A bit of our background. We are Puerto Ricans but we lived in the US mainland for many years hence our retirement accounts were saved in the US mainland.
The bottom line. If you withdraw money from your tax deferred accounts while living in Puerto Rico, you have to pay Federal and Puerto Rico taxes. You do get a credit in Puerto Rico for taxes paid to the Federal Government and at the end you pay the highest of both, which may or may not be higher than what you pay in state and federal in a given US state.
The stickler is with Roth 401k/IRA. Even though you paid federal and state taxes in a Roth and are considered "tax free" in the US when withdrawn, they are not tax free in Puerto Rico, you have to pay Puerto Rico taxes from your Roth withdrawals which can be sizable being that you do not get the tax credit.
This is what we discovered.
- There are really not tax advantages of converting Roth if your ultimate goal is to move to Puerto Rico, you end up paying taxes in three jurisdictions.

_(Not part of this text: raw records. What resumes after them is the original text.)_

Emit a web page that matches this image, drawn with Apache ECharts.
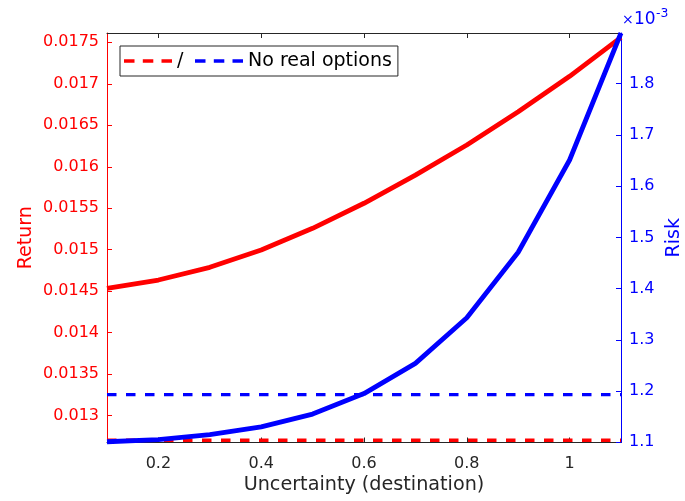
<!DOCTYPE html>
<html><head><meta charset="utf-8">
<script src="https://cdn.jsdelivr.net/npm/echarts@6/dist/echarts.min.js"></script>
<style>html,body{margin:0;padding:0;background:#fff;overflow:hidden}#c{width:685px;height:501px}</style>
</head><body><div id="c"></div>
<script>
// Uncertainty (destination) values on the x axis
const uncertainty = [0.1, 0.2, 0.3, 0.4, 0.5, 0.6, 0.7, 0.8, 0.9, 1.0, 1.1];
// Return with real options (solid red)
const returnRO = [0.014535, 0.014635, 0.014788, 0.014997, 0.015258, 0.015560, 0.015900, 0.016262, 0.016663, 0.017090, 0.017560];
// Return, no real options (dashed red)
const returnNoRO = [0.012704, 0.012704, 0.012704, 0.012704, 0.012704, 0.012704, 0.012704, 0.012704, 0.012704, 0.012704, 0.012704];
// Risk with real options (solid blue)
const riskRO = [0.0011010, 0.0011050, 0.0011150, 0.0011300, 0.0011550, 0.0011950, 0.0012540, 0.0013430, 0.0014710, 0.0016510, 0.0018990];
// Risk, no real options (dashed blue)
const riskNoRO = [0.0011930, 0.0011930, 0.0011930, 0.0011930, 0.0011930, 0.0011930, 0.0011930, 0.0011930, 0.0011930, 0.0011930, 0.0011930];
// Tick labels
const xTicks = [0.2, 0.4, 0.6, 0.8, 1.0];
const returnTicks = [0.013, 0.0135, 0.014, 0.0145, 0.015, 0.0155, 0.016, 0.0165, 0.017, 0.0175];
const riskTicks = [0.0011, 0.0012, 0.0013, 0.0014, 0.0015, 0.0016, 0.0017, 0.0018];

const pair = (ys) => uncertainty.map((x, i) => [x, ys[i]]);
const FONT = 'DejaVu Sans';
const AX = '#262626';
const RED = '#ff0000', BLUE = '#0000ff';
const DASH_ICON = 'path://M0,0h10.5v3.3h-10.5z M18.8,0h10.5v3.3h-10.5z M37.5,0h10.5v3.3h-10.5z';

const chart = echarts.init(document.getElementById('c'), null, {renderer: 'canvas'});
chart.setOption({
  animation: false,
  backgroundColor: '#fff',
  grid: {left: 107, right: 64, top: 33, bottom: 58.5, containLabel: false, outerBoundsMode: 'none'},
  legend: {
    left: 120, top: 46,
    data: [{name: '/', icon: DASH_ICON}, {name: 'No real options', icon: DASH_ICON}],
    itemWidth: 48, itemHeight: 3.3, itemGap: 11.6,
    padding: [4, 6, 4, 4],
    backgroundColor: '#fff',
    borderColor: AX, borderWidth: 1, borderRadius: 0,
    textStyle: {fontFamily: FONT, fontSize: 19, color: '#000', lineHeight: 22}
  },
  xAxis: [{
    type: 'value', min: 0.1, max: 1.1, position: 'bottom',
    name: 'Uncertainty (destination)', nameLocation: 'middle', nameGap: 33, nameMoveOverlap: false,
    nameTextStyle: {fontFamily: FONT, fontSize: 19.2, color: AX},
    axisLine: {lineStyle: {color: AX, width: 1}},
    axisTick: {inside: true, length: 5, customValues: xTicks, lineStyle: {color: AX}},
    axisLabel: {customValues: xTicks, margin: 13, fontFamily: FONT, fontSize: 16, color: AX,
      formatter: v => String(+v.toFixed(1))},
    splitLine: {show: false}
  }, {
    type: 'value', min: 0.1, max: 1.1, position: 'top',
    axisLine: {lineStyle: {color: AX, width: 1}},
    axisTick: {inside: true, length: 5, customValues: xTicks, lineStyle: {color: AX}},
    axisLabel: {show: false},
    splitLine: {show: false}
  }],
  yAxis: [{
    type: 'value', min: 0.012677, max: 0.017612, position: 'left',
    name: 'Return', nameLocation: 'middle', nameGap: 71, nameRotate: 90, nameMoveOverlap: false,
    nameTextStyle: {fontFamily: FONT, fontSize: 19, color: RED},
    axisLine: {show: true, lineStyle: {color: RED, width: 1}},
    axisTick: {show: true, inside: true, length: 5, customValues: returnTicks, lineStyle: {color: RED}},
    axisLabel: {customValues: returnTicks, margin: 8, fontFamily: FONT, fontSize: 16, color: RED,
      formatter: v => String(+v.toFixed(4))},
    splitLine: {show: false}
  }, {
    type: 'value', min: 0.0010995, max: 0.001899, position: 'right',
    name: 'Risk', nameLocation: 'middle', nameGap: 44, nameRotate: 90, nameMoveOverlap: false,
    nameTextStyle: {fontFamily: FONT, fontSize: 19, color: BLUE},
    axisLine: {show: true, lineStyle: {color: BLUE, width: 1}},
    axisTick: {show: true, inside: true, length: 5, customValues: riskTicks, lineStyle: {color: BLUE}},
    axisLabel: {customValues: riskTicks, margin: 8, fontFamily: FONT, fontSize: 16, color: BLUE,
      formatter: v => (v * 1000).toFixed(1)},
    splitLine: {show: false}
  }],
  graphic: [
    {type: 'text', left: 622, top: 13.5, style: {text: '×', font: '14px "DejaVu Sans"', fill: BLUE}},
    {type: 'text', left: 634, top: 11.5, style: {text: '10', font: '17px "DejaVu Sans"', fill: BLUE}},
    {type: 'text', left: 656, top: 7.4, style: {text: '-3', font: '12.4px "DejaVu Sans"', fill: BLUE}}
  ],
  series: [
    {name: 'Return RO', type: 'line', xAxisIndex: 0, yAxisIndex: 0, data: pair(returnRO),
      showSymbol: false, symbol: 'none', lineStyle: {color: RED, width: 4.8}, itemStyle: {color: RED}, z: 2},
    {name: '/', type: 'line', xAxisIndex: 0, yAxisIndex: 0, data: pair(returnNoRO),
      showSymbol: false, symbol: 'none', lineStyle: {color: RED, width: 3.3, type: [9.5, 9.5]}, itemStyle: {color: RED}, z: 2},
    {name: 'No real options', type: 'line', xAxisIndex: 0, yAxisIndex: 1, data: pair(riskNoRO),
      showSymbol: false, symbol: 'none', lineStyle: {color: BLUE, width: 3.3, type: [9.5, 9.5]}, itemStyle: {color: BLUE}, z: 3},
    {name: 'Risk RO', type: 'line', xAxisIndex: 0, yAxisIndex: 1, data: pair(riskRO),
      showSymbol: false, symbol: 'none', lineStyle: {color: BLUE, width: 4.8}, itemStyle: {color: BLUE}, z: 3}
  ]
});
</script>
</body></html>
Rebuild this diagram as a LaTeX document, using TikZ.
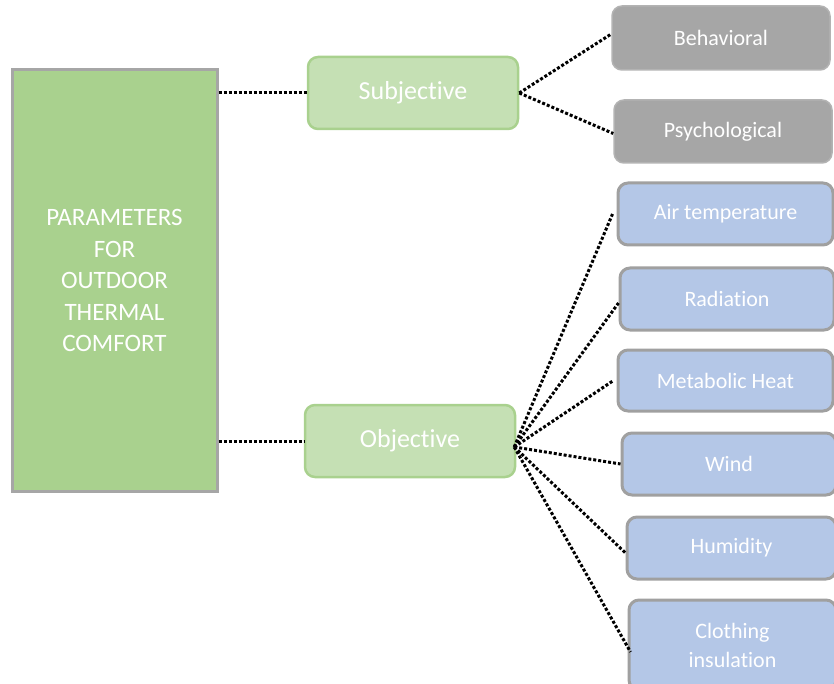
\documentclass[tikz,border=0pt]{standalone}
\usepackage{fontspec}
\setmainfont{Carlito}[Ligatures=NoCommon]
\definecolor{maingreen}{HTML}{A9D18E}
\definecolor{lightgreen}{HTML}{C5E0B4}
\definecolor{boxgray}{HTML}{A6A6A6}
\definecolor{bordergray}{HTML}{A0A0A0}
\definecolor{lightblue}{HTML}{B4C7E7}
\begin{document}
\begin{tikzpicture}[x=1pt,y=-1pt,
  mainbox/.style={draw=boxgray, line width=3pt, fill=maingreen, text=white, align=center, font=\fontsize{25}{31.5}\selectfont, inner sep=0pt},
  catbox/.style={draw=maingreen, line width=2.5pt, fill=lightgreen, text=white, rounded corners=10pt, font=\fontsize{26}{28}\selectfont, inner sep=0pt},
  graybox/.style={draw=boxgray!85, line width=1.5pt, fill=boxgray, text=white, rounded corners=10pt, font=\fontsize{22}{24}\selectfont, inner sep=0pt},
  bluebox/.style={draw=bordergray, line width=3pt, fill=lightblue, text=white, rounded corners=10pt, align=center, font=\fontsize{22}{29}\selectfont, inner sep=0pt},
  dotline/.style={draw=black, line width=3pt, dash pattern=on 3pt off 2pt}
]
\useasboundingbox (0,0) rectangle (834,684);
\clip (0,0) rectangle (834,684);

\node[mainbox, minimum width=205pt, minimum height=421pt] (main) at (114.5,280.5)
  {PARAMETERS\\FOR\\OUTDOOR\\THERMAL\\COMFORT};

\node[catbox, minimum width=210pt, minimum height=72pt] (sub) at (413,93) {Subjective};
\node[catbox, minimum width=210pt, minimum height=72pt] (obj) at (410,441) {Objective};

\node[graybox, minimum width=218pt, minimum height=64pt] (beh) at (721,38) {Behavioral};
\node[graybox, minimum width=218pt, minimum height=63pt] (psy) at (723,131.5) {Psychological};

\node[bluebox, minimum width=215pt, minimum height=62pt] (air) at (725.5,214) {Air temperature};
\node[bluebox, minimum width=214pt, minimum height=62pt] (rad) at (727,299) {Radiation};
\node[bluebox, minimum width=215pt, minimum height=61pt] (met) at (725.5,380.5) {Metabolic Heat};
\node[bluebox, minimum width=214pt, minimum height=62pt] (wind) at (729,464) {Wind};
\node[bluebox, minimum width=209pt, minimum height=62pt] (hum) at (731.5,548) {Humidity};
\node[bluebox, minimum width=207pt, minimum height=90pt] (clo) at (732.5,645) {Clothing\\insulation};

\draw[dotline] (main.east |- sub.west) -- (sub.west);
\draw[dotline] (main.east |- obj.west) -- (obj.west);
\draw[dotline] (sub.east) -- ([yshift=4pt]beh.west);
\draw[dotline] (sub.east) -- ([yshift=-2pt]psy.west);
\coordinate (hub) at ([xshift=-2pt,yshift=-6pt]obj.east);
\draw[dotline] (hub) -- ([xshift=-4pt]air.west);
\draw[dotline] (hub) -- ([yshift=-4pt]rad.west);
\draw[dotline] (hub) -- ([xshift=-3pt]met.west);
\draw[dotline] (hub) -- (wind.west);
\draw[dotline] (hub) -- ([yshift=-5pt]hum.west);
\draw[dotline] (hub) -- ([xshift=3pt,yshift=-7pt]clo.west);
\end{tikzpicture}
\end{document}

- Social security is not taxed in Puerto Rico, but pensions do with a exception up to 11,000 before the age of 65 and 15,000 after the age of 65 per pension plan (if you wife and you have a pension, then each pension gets the exception).
- You will pay federal taxes on your tax deferred accounts, pension and social security within IRS rules even if you live in Puerto Rico.
You have to look at your own personal situation, of course, but if there's any consolation, nursing homes and assisted living homes in Puerto Rico are far cheaper than in the US Mainland on average.
Best of lucks.
PS. The following comes from a website which explains this being that many retirees want to take advantage of Act 20/22, but in fact, they cannot. Source is listed at the bottom.
A NOTE ON RETIREMENT INCOME
Withdrawals from an IRA, 401(k), or other US tax-deferred retirement account would not be covered by Act 22. So moving to the island won’t lessen the tax on withdrawals. The situation is the same with Social Security and other pension income.
Puerto Rico has its own IRA system, with both traditional and Roth plans, but it is distinct from the US IRA system. Income from employment in Puerto Rico cannot be contributed to a US IRA and vice versa.
For a resident of Puerto Rico, a distribution from a US Roth IRA would be taxable by the Puerto Rican government. That is, unless the US Roth IRA is liquidated and the proceeds are used to contribute to a Puerto Rican Roth IRA (subject to contribution limits, which are similar to the US). The opposite is true as well.
A distribution from a US traditional IRA to a Puerto Rico resident would be taxable by both the US and the Puerto Rican government, unless it is liquidated and the proceeds are used to contribute (subject to contribution limits) to a Puerto Rican traditional IRA, in which case the distribution would only be taxable by the Puerto Rican government. Again, the opposite scenario is true as well. For taxable distributions, the availability of a credit from either government for tax paid to the other prevents double taxation, and you end up effectively only paying the higher rate.
Despite the many similarities to a US IRA (more details here), a critical difference makes a Puerto Rican IRA considerably less useful: Puerto Rican IRAs allow very little investment freedom-they must invest at least 34% of contributions into obligations of the Commonwealth of Puerto Rico.
Assuming that your investments are covered by Act 22 and that your business is covered by Act 20, there would be little current advantage in funding a Puerto Rican IRA.
We see no advantage to pouring your US IRA into a Puerto Rican IRA.